Sponsors of the bills are painting them as harmless. "All this bill does is give an alternative form of marriage for those pastors and other individuals who have a conscientious objection to the current pathway to marriage in our law," the House version's lead sponsor, Republican Rep. Tom Leatherwood, said at a recent subcommittee hearing, according to TV station WKRN.
But limiting the option to opposite-sex couples court result in court challenges, notes the Tennessee Equality Project, which is campaigning against the legislation. It would also create more paperwork for the local government officials who register marriages. But what is really raising red flags is the fact that neither bill originally listed a minimum age for marriage.
"There is not an explicit age limit," Leatherwood acknowledged in the subcommittee hearing. For couples who marry under the existing process, the minimum age is 17.
Democratic Rep. Mike Stewart told WKRN that having no minimum age is preposterous -- and dangerous. "It's basically a get-out-of-jail-free card for people who are basically committing statutory rape -- I mean, it's completely ridiculous, so that's another reason why this terrible bill should be eliminated," he said.
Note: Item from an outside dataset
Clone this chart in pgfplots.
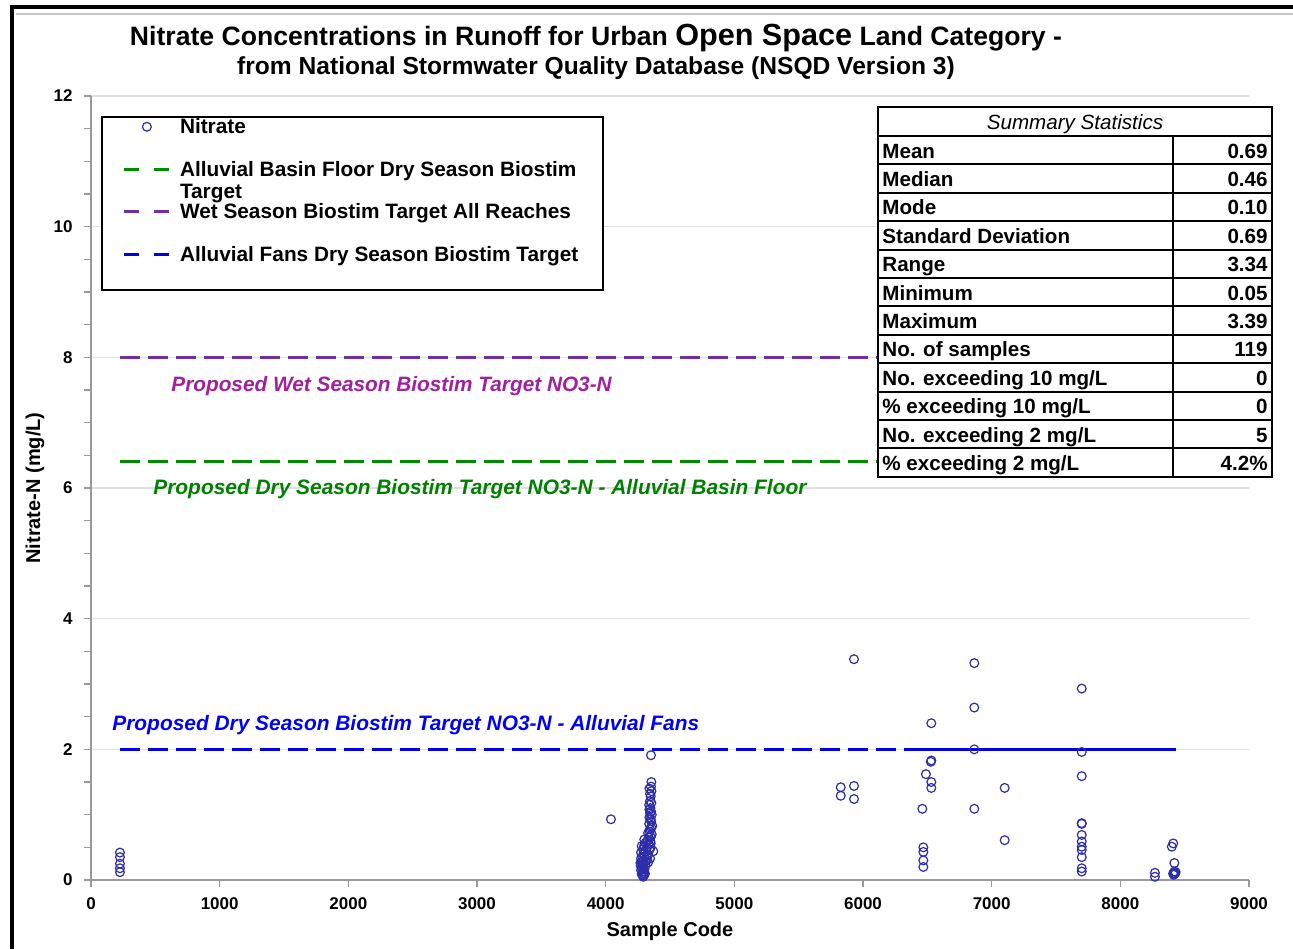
\documentclass[border=0pt]{standalone}
\usepackage{pgfplots}
\pgfplotsset{compat=1.18}
\usepackage{fontspec}
\setmainfont{Liberation Sans}
\definecolor{mk}{RGB}{45,45,170}
\definecolor{pline}{RGB}{112,48,160}
\definecolor{ptext}{RGB}{160,32,160}
\definecolor{gline}{RGB}{0,140,0}
\definecolor{gtext}{RGB}{0,128,0}
\definecolor{bline}{RGB}{0,0,230}
\definecolor{btext}{RGB}{0,0,255}
\newcommand\lgE[1]{\makebox[201pt][l]{\rule{0pt}{8.5pt}#1}}
\pgfplotsset{
  dashleg/.style={legend image code/.code={\draw[##1, dash pattern=on 7.5pt off 7.5pt] (0pt,0pt) -- (22.5pt,0pt);}},
  markleg/.style={legend image code/.code={\path[draw=none, fill=none] (0pt,0pt) -- (22.5pt,0pt); \draw[##1, draw=none] plot coordinates {(11.25pt,0pt)};}},
}
\begin{document}
\begin{tikzpicture}
\path[use as bounding box] (0,0) rectangle (646.5pt,-474.5pt);
\begin{axis}[
  at={(45.5pt,-440pt)}, anchor=south west,
  scale only axis, width=579pt, height=392pt,
  xmin=0, xmax=9000, ymin=0, ymax=12,
  axis lines*=left,
  axis line style={draw=gray!80, line width=0.8pt},
  tick align=outside,
  tick style={draw=gray!80, line width=0.6pt},
  major tick length=3.5pt, minor tick length=3.5pt,
  xtick={0,1000,...,9000}, ytick={0,2,...,12}, minor y tick num=3,
  ymajorgrids, grid style={draw=gray!25, line width=0.6pt},
  /pgf/number format/assume math mode=true,
  /pgf/number format/1000 sep={},
  xticklabel style={font=\bfseries\fontsize{8.5}{10}\selectfont, yshift=-2pt},
  yticklabel style={font=\bfseries\fontsize{8.5}{10}\selectfont, xshift=-2.2pt},
  xlabel={Sample Code}, ylabel={Nitrate-N (mg/L)},
  xlabel style={at={(axis description cs:0.5,-0.066)}, anchor=center, font=\bfseries\fontsize{10}{12}\selectfont},
  ylabel style={at={(axis description cs:-0.0484,0.5)}, anchor=center, font=\bfseries\fontsize{10}{12}\selectfont},
  legend style={at={(rel axis cs:0.00864,0.9745)}, anchor=north west, draw=black, line width=0.8pt, fill=white,
    font=\bfseries\fontsize{10.4}{12}\selectfont, inner xsep=10.5pt, inner ysep=0pt, row sep=11.25pt, column sep=4.5pt,
    nodes={inner sep=0pt}},
  legend cell align=left,
]
\addplot[only marks, mark=o, mark size=2.2pt, mark options={draw=mk, line width=0.6pt}, markleg]
 table[row sep=\\] {
x y\\
225 0.42\\ 225 0.35\\ 225 0.25\\ 225 0.18\\ 225 0.12\\
4041 0.93\\
4352 1.91\\ 4355 1.50\\ 4352 1.43\\ 4356 1.36\\ 4350 1.28\\ 4345 1.21\\ 4338 1.15\\ 4348 1.10\\ 4352 1.05\\ 4358 1.00\\
4340 0.96\\ 4352 0.90\\ 4362 0.83\\ 4345 0.78\\ 4358 0.70\\ 4335 0.65\\ 4300 0.62\\ 4348 0.59\\ 4280 0.52\\ 4320 0.49\\
4370 0.44\\ 4295 0.41\\ 4285 0.35\\ 4320 0.31\\ 4270 0.26\\ 4292 0.20\\ 4285 0.13\\ 4292 0.05\\
4340 1.40\\ 4345 1.32\\ 4355 1.18\\ 4340 1.08\\ 4345 1.02\\ 4350 0.93\\ 4338 0.86\\ 4355 0.80\\ 4342 0.74\\ 4330 0.72\\
4350 0.66\\ 4325 0.60\\ 4310 0.57\\ 4335 0.55\\ 4300 0.53\\ 4350 0.50\\ 4290 0.47\\ 4340 0.46\\ 4310 0.44\\ 4275 0.42\\
4330 0.38\\ 4300 0.36\\ 4275 0.33\\ 4345 0.33\\ 4310 0.29\\ 4282 0.28\\ 4298 0.25\\ 4272 0.22\\ 4310 0.22\\ 4282 0.18\\
4300 0.16\\ 4275 0.15\\ 4295 0.11\\ 4280 0.09\\ 4300 0.08\\ 4288 0.07\\ 4295 0.30\\ 4318 0.38\\ 4350 0.56\\ 4305 0.10\\
4330 0.27\\ 4285 0.24\\
5827 1.42\\ 5827 1.29\\ 5930 1.44\\ 5930 1.24\\ 5930 3.38\\
6531 2.40\\ 6531 1.83\\ 6527 1.81\\ 6489 1.62\\ 6531 1.50\\ 6531 1.41\\ 6461 1.09\\ 6469 0.50\\ 6469 0.43\\ 6469 0.30\\ 6469 0.20\\
6865 3.32\\ 6865 2.64\\ 6865 2.00\\ 6865 1.09\\
7101 1.41\\ 7101 0.61\\
7700 2.93\\ 7700 1.96\\ 7700 1.59\\ 7700 0.87\\ 7700 0.86\\ 7700 0.69\\ 7700 0.59\\ 7700 0.51\\ 7700 0.46\\ 7700 0.35\\ 7700 0.18\\ 7700 0.13\\
8269 0.11\\ 8269 0.05\\
8411 0.56\\ 8400 0.51\\ 8420 0.26\\ 8420 0.13\\ 8410 0.10\\ 8425 0.10\\ 8415 0.08\\ 8430 0.12\\ 8420 0.10\\
};
\addlegendentry{\lgE{Nitrate}}
\addplot[gline, line width=1.6pt, dash pattern=on 10pt off 4pt, dashleg]
  coordinates {(225,6.4) (8425,6.4)};
\addlegendentry{\lgE{\smash{\begin{tabular}[t]{@{}l@{}}Alluvial Basin Floor Dry Season Biostim\\[-1pt]Target\end{tabular}}}}
\addplot[pline, line width=1.6pt, dash pattern=on 10pt off 4pt, dashleg]
  coordinates {(225,8) (8425,8)};
\addlegendentry{\lgE{Wet Season Biostim Target All Reaches}}
\addplot[bline, line width=1.6pt, dash pattern=on 10pt off 4pt, dashleg]
  coordinates {(225,2) (8440,2)};
\addlegendentry{\lgE{Alluvial Fans Dry Season Biostim Target}}
\addlegendimage{empty legend}
\addlegendentry{}
\addplot[bline, line width=1.6pt, forget plot] coordinates {(6390,2) (8310,2)};
\end{axis}
\begin{scope}[x=0.5pt,y=-0.5pt]
% frame
\draw[line width=2pt] (11.5,949) -- (11.5,6.5) -- (1293,6.5);
\draw[gray!45, line width=1pt] (16,14) -- (1293,14);
% title
\node[anchor=base, font=\bfseries\fontsize{13.3}{15}\selectfont] at (596,45)
  {Nitrate Concentrations in Runoff for Urban {\fontsize{15.3}{15}\selectfont Open Space} Land Category -};
\node[anchor=base, font=\bfseries\fontsize{12.3}{14}\selectfont] at (596,74)
  {from National Stormwater Quality Database (NSQD Version 3)};
% annotations
\node[anchor=base west, inner sep=0pt, text=ptext, font=\bfseries\itshape\fontsize{10.4}{12}\selectfont] at (171,391)
  {Proposed Wet Season Biostim Target NO3-N};
\node[anchor=base west, inner sep=0pt, text=gtext, font=\bfseries\itshape\fontsize{10.45}{12}\selectfont] at (153,494)
  {Proposed Dry Season Biostim Target NO3-N - Alluvial Basin Floor};
\node[anchor=base west, inner sep=0pt, text=btext, font=\bfseries\itshape\fontsize{10.45}{12}\selectfont] at (112,730)
  {Proposed Dry Season Biostim Target NO3-N - Alluvial Fans};
% table
\fill[white] (878,107) rectangle (1272,477);
\draw[line width=1pt] (878,107) rectangle (1272,477);
\draw[line width=1pt] (1173,136) -- (1173,477);
\foreach \i in {0,...,11} {
  \draw[line width=1pt] (878,{136+28.4*\i}) -- (1272,{136+28.4*\i});
}
\node[anchor=base, inner sep=0pt, font=\itshape\fontsize{10.3}{12}\selectfont] at (1075,129) {Summary Statistics};
\foreach \lab/\val [count=\i from 0] in {Mean/0.69, Median/0.46, Mode/0.10, Standard Deviation/0.69, Range/3.34,
   Minimum/0.05, Maximum/3.39, No. of samples/119, No. exceeding 10 mg{/}L/0, \% exceeding 10 mg{/}L/0,
   No. exceeding 2 mg{/}L/5, \% exceeding 2 mg{/}L/4.2\%} {
  \node[anchor=base west, inner sep=0pt, font=\bfseries\fontsize{10.3}{12}\selectfont] at (882,{158+28.4*\i}) {\lab};
  \node[anchor=base east, inner sep=0pt, font=\bfseries\fontsize{10.3}{12}\selectfont] at (1268,{158+28.4*\i}) {\val};
}
\end{scope}
\end{tikzpicture}
\end{document}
The Sexual Assault Center of Middle Tennessee released a statement saying the center "does not believe the age of consent for marriage should be any younger than it already is. It makes children more vulnerable to coercion and manipulation from predators, sexual and other."
After "widespread public outcry," The Tennessean of Nashville reported Wednesday, "sponsors of the legislation have now added amendments specifying a man and woman seeking the contract must have 'attained the age of majority,' which is 18 in Tennessee."
The Senate version, sponsored by Republican Sen. Janice Bowling, is set for a vote Thursday. The House Civil Justice Committee was scheduled to discuss the House version Wednesday but has now moved the matter to next week.
The legislation remains a "continuation of the backlash over the Obergefell decision," University of Memphis law professor Regina Lambert Hillman, who worked on the case, told The Tennessean. "The sky didn't fall. We have all kinds of married couples in our state that are working, raising families, paying taxes just like our straight counterparts."